Top Forex Trading Mistakes Beginners Still Make in 2026
Despite advances in trading technology and educational resources, new Forex traders in 2026 continue to repeat the same fundamental errors that drain accounts and crush confidence. Understanding these mistakes before risking real capital can mean the difference between sustainable growth and rapid account depletion. This guide reveals the top mistakes beginners still make and provides practical solutions to avoid them, helping you build a stronger foundation for long-term trading success.
Trading Without a Proven Strategy
The most damaging mistake beginners make is entering trades based on emotion, hunches, or random signals rather than a tested, documented trading plan. Many new traders jump between strategies after a few losses, never giving any single approach enough time to prove its statistical edge. A trading strategy must define entry rules, exit criteria, position sizing, and risk parameters before you place a single trade.
Successful traders treat Forex as a business, not a casino. They backtest strategies across hundreds of trades, forward-test on demo accounts for at least two months, and only then risk small amounts of real capital. Without this systematic approach, you're essentially gambling. Create a written trading plan that includes your strategy rules, trading hours, maximum daily loss limits, and review procedures. Track every trade in a journal to identify patterns in your decision-making.
Overleveraging Positions
Leverage remains the double-edged sword that destroys more beginner accounts than any other factor. While brokers in 2026 offer leverage ratios up to 1:500 or higher in some jurisdictions, using excessive leverage turns small market movements into account-ending losses. Position sizing based on account percentage risk is critical for survival.
| Leverage Ratio | Margin Required | Risk Level | Recommended For |
|---|---|---|---|
| 1:10 | 10% | Low | Conservative beginners |
| 1:30 | 3.33% | Moderate | Experienced traders |
| 1:100 | 1% | High | Professionals only |
| 1:500 | 0.2% | Extreme | Not recommended |
Professional traders typically risk only 1-2% of their account per trade regardless of leverage available. If you have a $1,000 account, you should risk no more than $10-20 per trade. Calculate your position size based on your stop-loss distance and account risk tolerance, not on how much leverage your broker offers.
Ignoring Risk Management Fundamentals
Beginners often focus obsessively on entry signals while neglecting the protective measures that preserve capital during inevitable losing streaks. Every trade must have a predetermined stop-loss before entry—no exceptions. Risk-reward ratios of at least 1:2 ensure that winning trades outpace losers over time, even with a 50% win rate.

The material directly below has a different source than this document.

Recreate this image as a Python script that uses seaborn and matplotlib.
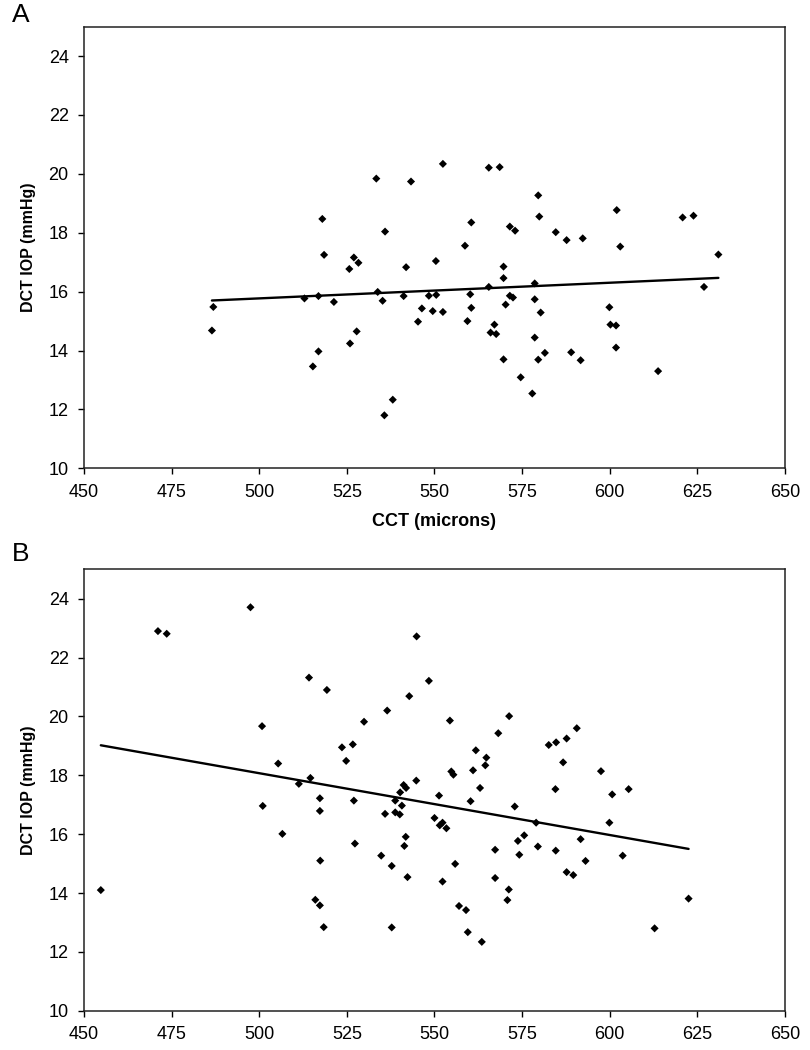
import numpy as np
import pandas as pd
import matplotlib
matplotlib.use("Agg")
import matplotlib.pyplot as plt
import seaborn as sns

# ---- Panel A data ----
cct_a = [486.5, 486.9, 512.9, 516.9, 515.3, 516.9, 518.0, 518.5, 521.3, 525.7,
         527.0, 528.3, 525.9, 527.8, 533.4, 533.8, 535.2, 535.9, 535.7, 538.1,
         541.2, 541.9, 543.3, 545.3, 546.4, 548.4, 549.5, 550.4, 550.5, 552.4,
         552.4, 558.7, 560.5, 560.2, 560.5, 559.4,
         565.5, 568.6, 579.6, 579.9, 571.5, 573.0, 584.6, 587.7, 592.3, 602.0,
         603.0, 569.7, 569.7, 565.5, 578.6, 571.5, 572.4, 578.6, 570.3, 580.3,
         599.9, 567.1, 600.2, 601.8,
         566.0, 567.6, 578.6, 601.8, 589.0, 581.5, 569.7, 579.6, 591.7, 574.6,
         577.9, 613.8,
         620.8, 623.9, 631.0, 626.9]
iop_a = [14.68, 15.48, 15.77, 15.85, 13.46, 13.97, 18.47, 17.25, 15.65, 16.77,
         17.16, 16.98, 14.24, 14.65, 19.84, 15.99, 15.69, 18.04, 11.80, 12.33,
         15.85, 16.83, 19.74, 14.98, 15.43, 15.86, 15.34, 17.04, 15.89, 15.31,
         20.34, 17.56, 18.35, 15.91, 15.45, 15.00,
         20.21, 20.23, 19.27, 18.55, 18.21, 18.07, 18.02, 17.75, 17.81, 18.77,
         17.53, 16.85, 16.46, 16.16, 16.28, 15.86, 15.80, 15.74, 15.56, 15.29,
         15.47, 14.88, 14.88, 14.85,
         14.61, 14.56, 14.44, 14.10, 13.94, 13.92, 13.70, 13.69, 13.67, 13.09,
         12.54, 13.30,
         18.52, 18.58, 17.26, 16.16]

# ---- Panel B data ----
cct_b = [454.8, 471.1, 473.6, 497.5, 544.9, 500.8, 501.0, 505.4, 506.6, 511.3,
         514.2, 514.6, 517.3, 517.3, 517.4, 516.0, 517.3, 518.4, 519.3, 523.6,
         526.7, 524.8, 527.0, 527.3, 529.9, 534.8, 535.9, 536.5, 537.8, 537.8,
         538.8, 538.8, 540.1, 540.2, 540.7, 541.2, 541.9, 542.8, 541.8, 541.4,
         542.3, 544.8, 548.4, 550.0,
         554.4, 571.3, 568.2, 590.6, 587.7, 584.7, 582.6, 561.8, 564.8, 564.5,
         561.0, 554.8, 555.4, 586.7, 597.5, 563.0, 584.5, 600.7, 605.4, 551.3,
         560.3, 572.9, 579.0, 599.9, 552.3, 551.5, 553.4, 575.6, 573.8, 591.7,
         567.3, 579.5, 584.6, 574.2, 603.7, 593.1, 555.9, 587.7, 589.6, 567.3,
         552.3, 571.2, 570.8, 622.5, 557.0, 559.0, 612.8, 559.5, 563.5]
iop_b = [14.10, 22.90, 22.81, 23.71, 22.72, 19.67, 16.96, 18.40, 16.01, 17.71,
         21.32, 17.91, 17.22, 16.79, 15.10, 13.77, 13.58, 12.84, 20.90, 18.95,
         19.05, 18.49, 17.14, 15.68, 19.82, 15.27, 16.69, 20.20, 14.92, 12.83,
         17.14, 16.74, 16.67, 17.42, 16.97, 17.67, 17.57, 20.69, 15.91, 15.60,
         14.54, 17.82, 21.21, 16.55,
         19.86, 20.01, 19.43, 19.60, 19.25, 19.12, 19.03, 18.85, 18.60, 18.34,
         18.17, 18.13, 18.02, 18.44, 18.14, 17.57, 17.53, 17.35, 17.53, 17.31,
         17.12, 16.94, 16.39, 16.39, 16.39, 16.30, 16.20, 15.96, 15.77, 15.83,
         15.47, 15.58, 15.44, 15.30, 15.27, 15.09, 14.99, 14.71, 14.61, 14.51,
         14.39, 14.12, 13.76, 13.81, 13.56, 13.42, 12.80, 12.67, 12.34]

x_ticks = [450, 475, 500, 525, 550, 575, 600, 625, 650]
y_ticks = [10, 12, 14, 16, 18, 20, 22, 24]

sns.set_theme(style="white")
plt.rcParams['font.family'] = ['Liberation Sans', 'DejaVu Sans']
plt.rcParams['text.color'] = 'black'
plt.rcParams['axes.labelcolor'] = 'black'
plt.rcParams['xtick.color'] = 'black'
plt.rcParams['ytick.color'] = 'black'

fig = plt.figure(figsize=(8.1, 10.5), dpi=100)
ax_a = fig.add_axes([0.1037, 0.5540, 0.8654, 0.4206])
ax_b = fig.add_axes([0.1037, 0.0374, 0.8654, 0.4204])

for ax, xs, ys in [(ax_a, cct_a, iop_a), (ax_b, cct_b, iop_b)]:
    df = pd.DataFrame({"x": xs, "y": ys})
    sns.regplot(data=df, x="x", y="y", ax=ax, ci=None, marker="D", color="black",
                scatter_kws=dict(s=17, color="black", edgecolor="none", alpha=1),
                line_kws=dict(color="black", lw=1.7))
    ax.set_xlim(450, 650)
    ax.set_ylim(10, 25)
    ax.set_xticks(x_ticks)
    ax.set_yticks(y_ticks)
    ax.tick_params(axis="both", direction="out", length=4, width=1, color="black",
                   labelsize=13, labelcolor="black", left=True, bottom=True)
    ax.tick_params(axis="x", pad=7)
    ax.tick_params(axis="y", pad=7)
    for sp in ax.spines.values():
        sp.set_color("#222222")
        sp.set_linewidth(1.1)
        sp.set_visible(True)
    ax.set_ylabel("DCT IOP (mmHg)", fontsize=11.5, fontweight="bold", color="black",
                  labelpad=9)
    ax.set_xlabel("")

ax_a.set_xlabel("CCT (microns)", fontsize=13, fontweight="bold", color="black",
                labelpad=9)

fig.text(0.015, 0.997, "A", fontsize=19, va="top", ha="left", color="black")
fig.text(0.015, 0.484, "B", fontsize=19, va="top", ha="left", color="black")

fig.savefig("out.png", dpi=100, facecolor="white")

Common risk management failures include: moving stop-losses further away when trades go against you (hoping for a reversal), removing stop-losses entirely after entry, risking more than 2% per trade, and trading correlated pairs simultaneously (which multiplies risk). Implement hard rules: never risk more than 2% per trade, never trade without a stop-loss, aim for minimum 1:2 risk-reward ratios, and limit total portfolio risk to 6% across all open positions.
Chasing the Market and Revenge Trading
Emotional trading destroys accounts faster than poor strategy. Beginners frequently chase price movements after missing an entry, entering at unfavorable prices driven by FOMO (fear of missing out). Even more dangerous is revenge trading—attempting to quickly recover losses by increasing position sizes or abandoning your trading plan after a losing trade.
These emotional responses create a vicious cycle: impulsive entry, larger position, bigger loss, more emotional response. The solution requires discipline and self-awareness. Set maximum daily loss limits (typically 4-6% of account) and stop trading for the day when reached. Take mandatory breaks after two consecutive losses. Never increase position size after a loss—if anything, reduce it. Trading is a marathon, not a sprint, and preserving capital during drawdowns is essential for long-term success.
Neglecting Continuous Education and Market Adaptation
Markets evolve constantly, and strategies that worked in 2024 may underperform in 2026 due to changing volatility, regulatory shifts, or altered central bank policies. Beginners often learn one approach and never update their knowledge, while successful traders dedicate time weekly to education and strategy refinement.
Stay current by reviewing economic calendars daily, understanding how major news events affect currency pairs you trade, studying price action patterns in different market conditions, and analyzing your trading journal monthly to identify improvement areas. Join trading communities to share insights, but filter advice critically—verify claims through your own testing rather than blindly following signals or "guru" recommendations.
Avoiding these five critical mistakes gives beginners a significant edge in the competitive Forex market. Success requires treating trading as a professional skill that demands continuous learning, strict discipline, and realistic expectations. Focus on consistent execution of your trading plan, proper risk management, and emotional control rather than chasing quick profits. Master these fundamentals, and you'll position yourself among the small percentage of traders who achieve long-term profitability.